▶ [Dataset extract]:
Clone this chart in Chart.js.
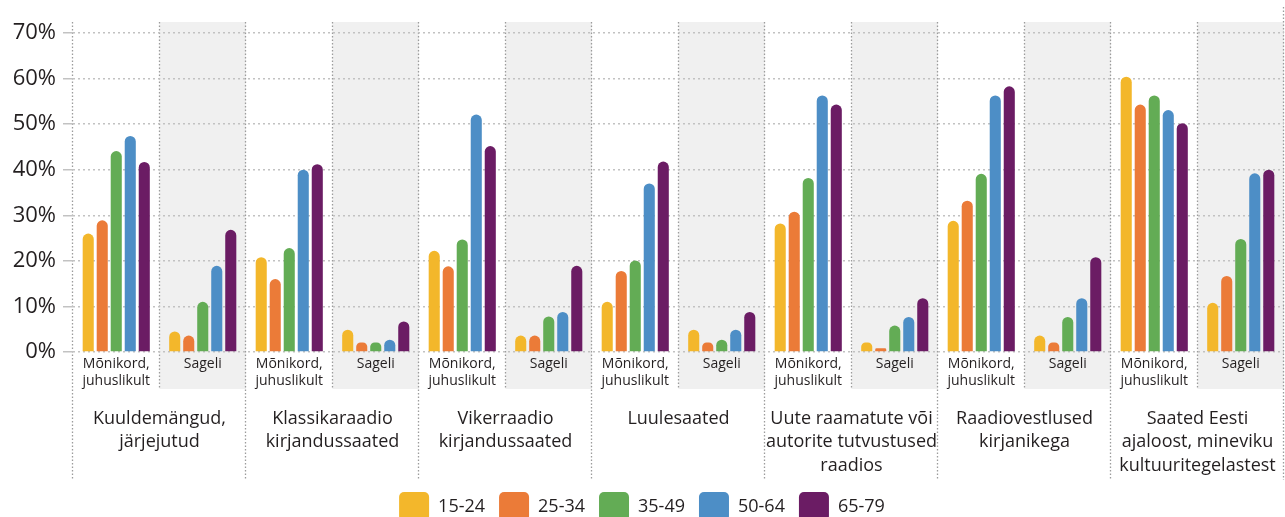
<!DOCTYPE html>
<html>
<head>
<meta charset="utf-8">
<script src="https://cdn.jsdelivr.net/npm/chart.js@4.4.1/dist/chart.umd.min.js"></script>
<style>
  html, body { margin: 0; padding: 0; background: #fff; }
  #wrap { width: 1285px; height: 517px; }
</style>
</head>
<body>
<div id="wrap"><canvas id="chart"></canvas></div>
<script>
// Kirjandussaadete kuulamine vanuserühmade kaupa

// ─── ANDMED ─────────────────────────────────────────────────────────────
const subLabels = [
  ['Mõnikord,', 'juhuslikult'], 'Sageli',
  ['Mõnikord,', 'juhuslikult'], 'Sageli',
  ['Mõnikord,', 'juhuslikult'], 'Sageli',
  ['Mõnikord,', 'juhuslikult'], 'Sageli',
  ['Mõnikord,', 'juhuslikult'], 'Sageli',
  ['Mõnikord,', 'juhuslikult'], 'Sageli',
  ['Mõnikord,', 'juhuslikult'], 'Sageli'
];

const categories = [
  ['Kuuldemängud,', 'järjejutud'],
  ['Klassikaraadio', 'kirjandussaated'],
  ['Vikerraadio', 'kirjandussaated'],
  ['Luulesaated'],
  ['Uute raamatute või', 'autorite tutvustused', 'raadios'],
  ['Raadiovestlused', 'kirjanikega'],
  ['Saated Eesti', 'ajaloost, mineviku', 'kultuuritegelastest']
];

const ageGroups = ['15-24', '25-34', '35-49', '50-64', '65-79'];

const age1524 = [26, 4.5, 20.8, 4.9, 22.2, 3.6, 11, 4.9, 28.2, 2.1, 28.8, 3.6, 60.4, 10.8];
const age2534 = [28.9, 3.6, 16, 2.1, 18.8, 3.6, 17.8, 2.1, 30.8, 0.8, 33.2, 2.1, 54.3, 16.7];
const age3549 = [44.1, 11, 22.8, 2.1, 24.7, 7.8, 20.1, 2.7, 38.2, 5.8, 39.1, 7.7, 56.3, 24.8];
const age5064 = [47.4, 18.9, 40, 2.7, 52.1, 8.8, 37, 4.9, 56.3, 7.7, 56.3, 11.8, 53.1, 39.2];
const age6579 = [41.7, 26.8, 41.2, 6.7, 45.2, 18.9, 41.8, 8.8, 54.3, 11.8, 58.3, 20.8, 50.2, 40];

const colors = ['#f3b72b', '#eb7b38', '#63ac55', '#4d8ec6', '#6b1c64'];

const yTicks = [0, 10, 20, 30, 40, 50, 60, 70];

const FONT = "'Open Sans', 'Noto Sans', sans-serif";
const TEXT = '#231f20';

// ─── TAUST: hallid "Sageli" veerud ja punktiirjooned ────────────────────
const backdrop = {
  id: 'backdrop',
  beforeDraw(chart) {
    const { ctx, chartArea, scales: { x } } = chart;
    const w = (chartArea.right - chartArea.left) / subLabels.length;
    const top = chartArea.top - 11;

    ctx.save();
    ctx.fillStyle = '#f0f0f0';
    subLabels.forEach((l, i) => {
      if (i % 2 === 1) {
        ctx.fillRect(x.getPixelForValue(i) - w / 2, top, w, chartArea.bottom + 37 - top);
      }
    });

    ctx.strokeStyle = '#9c9c9c';
    ctx.lineWidth = 1.3;
    ctx.setLineDash([1.5, 2]);
    for (let k = 0; k <= subLabels.length; k++) {
      const px = Math.round(chartArea.left + k * w) - 0.5;
      const major = k % 2 === 0;
      const y0 = k === subLabels.length ? 7 : top;
      const y1 = major ? chartArea.bottom + 128 : chartArea.bottom + 37;
      ctx.beginPath();
      ctx.moveTo(px, y0);
      ctx.lineTo(px, y1);
      ctx.stroke();
    }
    ctx.restore();
  }
};

// ─── GRAAFIK ────────────────────────────────────────────────────────────
const series = [age1524, age2534, age3549, age5064, age6579];

new Chart(document.getElementById('chart'), {
  type: 'bar',
  data: {
    labels: subLabels,
    datasets: series.map((data, i) => ({
      label: ageGroups[i],
      data,
      backgroundColor: colors[i],
      borderRadius: 8,
      borderSkipped: 'start',
      categoryPercentage: 0.81,
      barPercentage: 0.79
    }))
  },
  options: {
    responsive: true,
    maintainAspectRatio: false,
    animation: false,
    layout: { padding: { top: 33, right: 1, left: 0, bottom: -14 } },
    plugins: {
      tooltip: { enabled: false },
      legend: {
        position: 'bottom',
        labels: {
          boxWidth: 30,
          boxHeight: 29,
          useBorderRadius: true,
          borderRadius: 5,
          padding: 14,
          color: TEXT,
          font: { family: FONT, size: 18 }
        }
      }
    },
    scales: {
      x: {
        weight: 0,
        grid: { display: false, drawTicks: false },
        border: { display: false },
        ticks: {
          autoSkip: false,
          maxRotation: 0,
          padding: 3,
          color: TEXT,
          font: { family: FONT, size: 14, lineHeight: 1.25 }
        },
        afterFit: s => { s.height = 50; }
      },
      x2: {
        type: 'category',
        labels: categories,
        position: 'bottom',
        weight: 1,
        offset: true,
        grid: { display: false, drawTicks: false },
        border: { display: false },
        ticks: {
          autoSkip: false,
          maxRotation: 0,
          padding: 5,
          color: TEXT,
          font: { family: FONT, size: 18, lineHeight: 1.3 }
        },
        afterFit: s => { s.height = 76; }
      },
      y: {
        min: 0,
        max: 70,
        afterBuildTicks: s => { s.ticks = yTicks.map(v => ({ value: v })); },
        grid: {
          color: '#c2c2c2',
          lineWidth: 1.5,
          tickLength: 10,
          tickColor: '#c2c2c2'
        },
        border: { display: false, dash: [2, 3] },
        ticks: {
          padding: 7,
          color: TEXT,
          font: { family: FONT, size: 22 },
          callback: v => v + '%'
        },
        afterFit: s => { s.width = 73; }
      }
    }
  },
  plugins: [backdrop]
});
</script>
</body>
</html>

▶ [Objective]: Leave out the pictures, then repeat the listing above exactly from its first line to the line with "const ageGroups = ['15-24', '25-34', '35-49', '50-64', '65-79'];", inclusive.

▶ [Solution to this task]:
Clone this chart in Chart.js.
<!DOCTYPE html>
<html>
<head>
<meta charset="utf-8">
<script src="https://cdn.jsdelivr.net/npm/chart.js@4.4.1/dist/chart.umd.min.js"></script>
<style>
  html, body { margin: 0; padding: 0; background: #fff; }
  #wrap { width: 1285px; height: 517px; }
</style>
</head>
<body>
<div id="wrap"><canvas id="chart"></canvas></div>
<script>
// Kirjandussaadete kuulamine vanuserühmade kaupa

// ─── ANDMED ─────────────────────────────────────────────────────────────
const subLabels = [
  ['Mõnikord,', 'juhuslikult'], 'Sageli',
  ['Mõnikord,', 'juhuslikult'], 'Sageli',
  ['Mõnikord,', 'juhuslikult'], 'Sageli',
  ['Mõnikord,', 'juhuslikult'], 'Sageli',
  ['Mõnikord,', 'juhuslikult'], 'Sageli',
  ['Mõnikord,', 'juhuslikult'], 'Sageli',
  ['Mõnikord,', 'juhuslikult'], 'Sageli'
];

const categories = [
  ['Kuuldemängud,', 'järjejutud'],
  ['Klassikaraadio', 'kirjandussaated'],
  ['Vikerraadio', 'kirjandussaated'],
  ['Luulesaated'],
  ['Uute raamatute või', 'autorite tutvustused', 'raadios'],
  ['Raadiovestlused', 'kirjanikega'],
  ['Saated Eesti', 'ajaloost, mineviku', 'kultuuritegelastest']
];

const ageGroups = ['15-24', '25-34', '35-49', '50-64', '65-79'];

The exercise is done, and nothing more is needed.